Ci vuole... un cuore in ricerca

Su ali d'aquila

Domenica 23 giugno 2024 - V Dopo Pentecoste


Nei nostri giorni per essere qualcuno sembra che devi avere tanti titoli, tante riconoscenze, diplomi, studi vari. Devi avere insomma delle competenze se vuoi essere qualcuno, qualcuno che sa stare al mondo, che sa viverlo. Per essere qualcuno, inoltre, bisogna immaginarsi una vera e autentica carriera, cercare aspirazioni, tendere sempre a puntare in alto. Tutto bisogna cercare di fare per essere qualcuno.

Il padre delle tre fedi monoteiste, però, sembra smentire l’idea del nostro tempo. Abram, un uomo di novant’anni circa, chiamato da Dio a essere padre di molti popoli, alla fine era un anziano, uno scarto per il nostro tempo. Perchè Dio allora lo ha scelto, perchè Dio gli ha dato un incarico così gravoso, alla sua veneranda età? Perchè Abram ha accettato la sua storia, non sta davanti a Dio con pretese, con richieste fuori luogo. Sta davanti a Dio con la sua storia, con la sua piccola storia, sapendo che la sua vita è nelle mani di Dio. Abram è diventato Abramo, Sarai è diventata Sara perchè alla fine questa coppia ha accolto pienamente la sua storia, fatta anche di ferite, ma l’hanno accolta non piangendosi addosso, ma fidandosi e affidandosi a Dio. Ed è in questa fiducia piena a Dio che Abramo e Sara diventeranno non semplicemente genitori di Isacco, ma segno di quella umanità che desidera camminare nella luce di Dio, in quella piena fiducia nel legame con Lui. Fiducia nel legame con Lui che viene espresso dal segno della circoncisione, segno di come la fecondità del popolo è e sta nel rapporto con Dio.

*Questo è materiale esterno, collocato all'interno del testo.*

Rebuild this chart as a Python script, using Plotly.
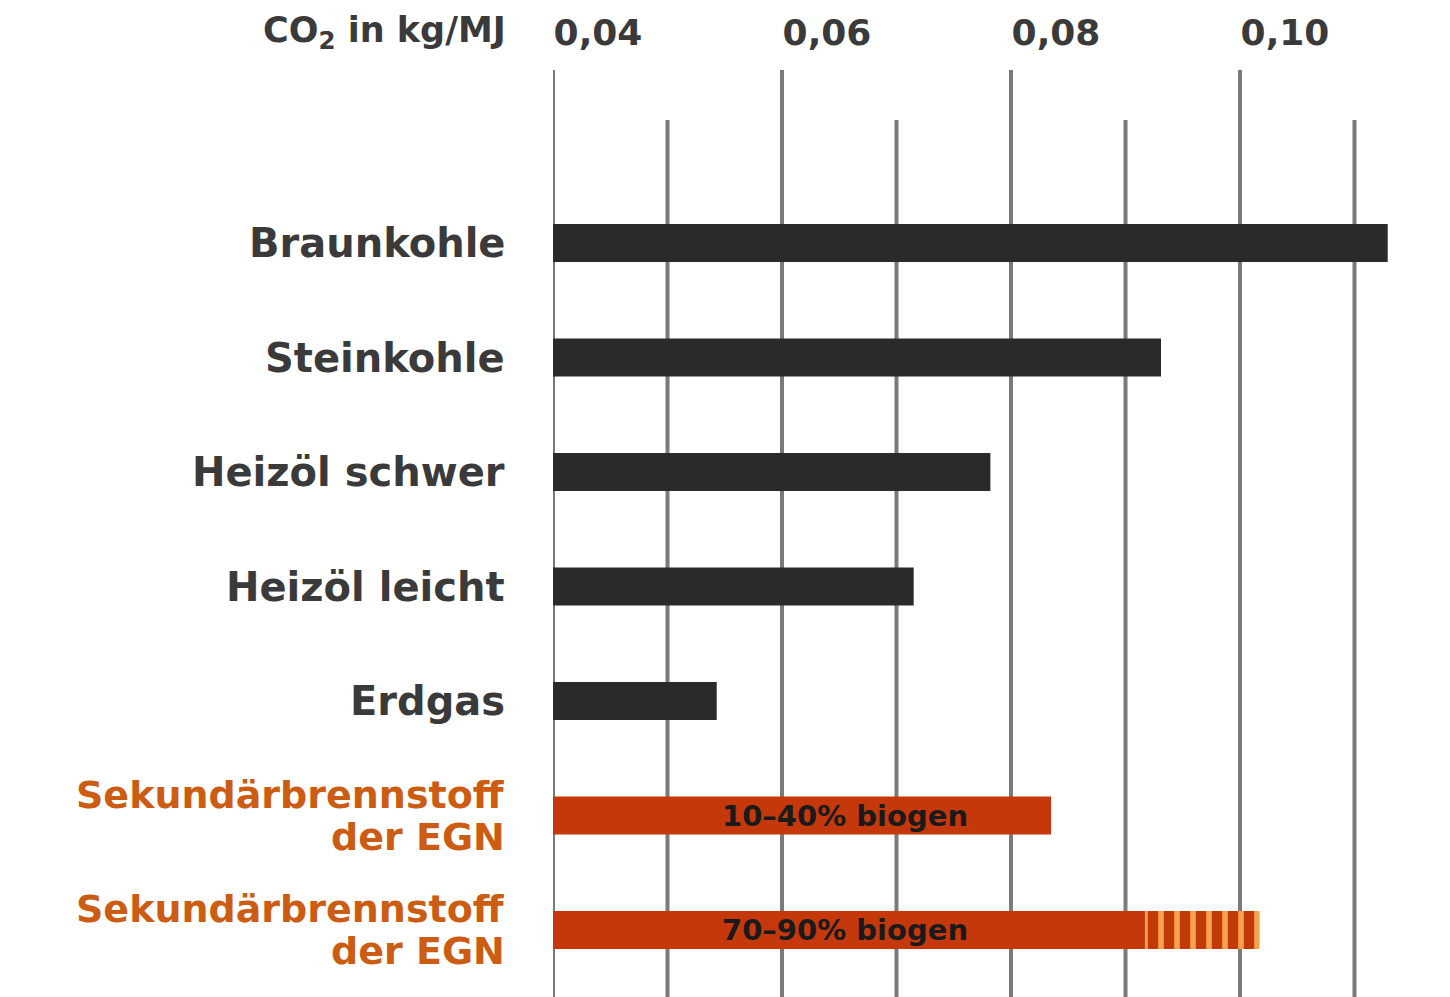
import plotly.graph_objects as go

# ---- data ----
categories = ["Braunkohle", "Steinkohle", "Heizöl schwer", "Heizöl leicht", "Erdgas",
              "Sekundärbrennstoff<br>der EGN", "Sekundärbrennstoff<br>der EGN"]
co2_values = [0.1129, 0.0931, 0.0782, 0.0715, 0.0543, 0.0835, 0.0917]
range_upper = [None, None, None, None, None, None, 0.1017]   # hatched range extension
bar_notes = ["", "", "", "", "", "10–40% biogen", "70–90% biogen"]
is_secondary = [False, False, False, False, False, True, True]
axis_base = 0.04
major_ticks = [0.04, 0.06, 0.08, 0.10]
major_labels = ["0,04", "0,06", "0,08", "0,10"]
minor_ticks = [0.05, 0.07, 0.09, 0.11]
axis_title = "CO<sub>2</sub> in kg/MJ"

# ---- styling ----
OFF = 8  # page body margin
W, H = 1450 - OFF, 997 - OFF
ML, MR, MT, MB = 553 - OFF, 22, 70 - OFF, 0
PX_PER_UNIT = 11450.0
DARK = "#2a2a2a"
ORANGE = "#c4380c"
ORANGE_TXT = "#cc5c12"
LIGHT_ORANGE = "#f6a24e"
GRID = "#7a7a7a"
TXT = "#3a3a3a"
FONT = "DejaVu Sans"
LINE_GAP = 42  # px between lines of two-line labels

plot_w = W - ML - MR
plot_h = H - MT - MB
x_range = [axis_base, axis_base + plot_w / PX_PER_UNIT]
row_px = 114.5
first_center = 243 - OFF
y_top = -(first_center - MT) / row_px
y_bot = y_top + plot_h / row_px

idx = list(range(len(categories)))

fig = go.Figure()

# main bars
fig.add_trace(go.Bar(
    y=idx,
    x=[v - axis_base for v in co2_values],
    base=[axis_base] * len(co2_values),
    orientation="h",
    width=0.33,
    marker=dict(color=[ORANGE if s else DARK for s in is_secondary], line=dict(width=0)),
    hoverinfo="skip",
    showlegend=False,
))

# hatched extension
ext_y = [i for i, u in zip(idx, range_upper) if u is not None]
ext_base = [co2_values[i] for i in ext_y]
ext_len = [range_upper[i] - co2_values[i] for i in ext_y]
fig.add_trace(go.Bar(
    y=ext_y, x=ext_len, base=ext_base, orientation="h", width=0.33,
    marker=dict(color=LIGHT_ORANGE, line=dict(width=0),
                pattern=dict(shape="|", fgcolor="#c23a08", bgcolor=LIGHT_ORANGE,
                             size=16, solidity=0.65, fillmode="replace")),
    hoverinfo="skip", showlegend=False,
))

# gridlines (below traces)
shapes = []
for t in major_ticks:
    shapes.append(dict(type="line", xref="x", yref="paper", x0=t, x1=t, y0=0, y1=1,
                       line=dict(color=GRID, width=4), layer="below"))
minor_top = (H - MB - (120 - OFF)) / plot_h
for t in minor_ticks:
    shapes.append(dict(type="line", xref="x", yref="paper", x0=t, x1=t, y0=0, y1=minor_top,
                       line=dict(color=GRID, width=4), layer="below"))

annotations = []
for i, note in zip(idx, bar_notes):
    if note:
        annotations.append(dict(x=0.0655, y=i, xref="x", yref="y", text=f"<b>{note}</b>",
                                showarrow=False, font=dict(family=FONT, size=29, color="#1a1a1a")))
for i, (cat, sec) in enumerate(zip(categories, is_secondary)):
    lines = cat.split("<br>")
    n = len(lines)
    for k, line in enumerate(lines):
        dy = (k - (n - 1) / 2) * LINE_GAP / row_px
        annotations.append(dict(x=-46 / plot_w, y=i + dy, xref="paper", yref="y", xanchor="right",
                                yanchor="middle", align="right", text=f"<b>{line}</b>",
                                showarrow=False,
                                font=dict(family=FONT, size=38 if n > 1 else 40,
                                          color=ORANGE_TXT if sec else TXT)))
annotations.append(dict(x=-45 / plot_w, y=1 + 37 / plot_h, xref="paper", yref="paper",
                        xanchor="right", yanchor="middle", text=f"<b>{axis_title}</b>",
                        showarrow=False, font=dict(family=FONT, size=35, color=TXT)))

fig.update_layout(
    width=W, height=H,
    margin=dict(l=ML, r=MR, t=MT, b=MB, autoexpand=False),
    plot_bgcolor="white", paper_bgcolor="white",
    barmode="overlay",
    shapes=shapes,
    annotations=annotations,
    xaxis=dict(side="top", range=x_range, tickvals=major_ticks, ticktext=major_labels,
               showgrid=False, zeroline=False, showline=False, ticks="",
               ticklabelstandoff=17, ticklabelshift=45,
               tickfont=dict(family=FONT, size=36, color=TXT, weight="bold")),
    yaxis=dict(range=[y_bot, y_top], showticklabels=False, showgrid=False,
               zeroline=False, showline=False, ticks=""),
)

fig.write_html("out.html")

Il Vangelo indica le oscurità che si possono presentare nell’accogliere questo rapporto con Dio. Dal far finta di niente, al riconoscere la potenza dei segni, ma poi rimanere nel quieto vivere, nella assoluta pace, per non compromettersi. Oggi come allora l’umanità continua a vivere il raffreddamento del cuore, il non giocarsi pienamente in questo rapporto con Dio, rapporto filiale in Gesù, il figlio di Dio. E il non giocarsi nella figliolanza di Gesù implica come conseguenza la piena disumanità di oggi e di allora, la disumanità dell’uomo che si crede superiore a tutto, che pretende di decidere le sorti del mondo senza guardare all’uomo.

Il discepolo di Gesù, invece, nell’accogliere la sua storia, gioca pienamente la sua vita nella continua ricerca del volto di Gesù e in quel volto del volto del Padre che invita sempre, nel pieno rispetto della nostra libertà, a vivere un passo di vita e non di morte.

Ci vuole quindi un cuore che cerca il volto del Signore, un cuore che desidera accogliere la sua presenza, un cuore che sappia riconoscere che accogliere Gesù vuol dire accogliere una strada piena di vita, strada di pienezza della nostra umanità, strada di vita per tutti. E nell’accogliere la sua Vita accogliamo la nostra e, nella nostra, la storia di chi ci ha preceduto. Questo è il vero passo che ci rende uomini, che ci rende figli, questa è la vera ricerca che ci può rendere un qualcuno. Non un divo, un vip, ma un santo, cioè un uomo e una donna che accolgono il bene di Gesù nella propria vita e la donano a quanti incontrano con originalità, con creatività, con quel desiderio di veder risplendere la luce che suo Volto, volto di amore, volto di misericordia, volto che ama senza chiedere nulla, ma desiderando solo una cosa: la pienezza della tua vita, la pienezza della nostra umanità!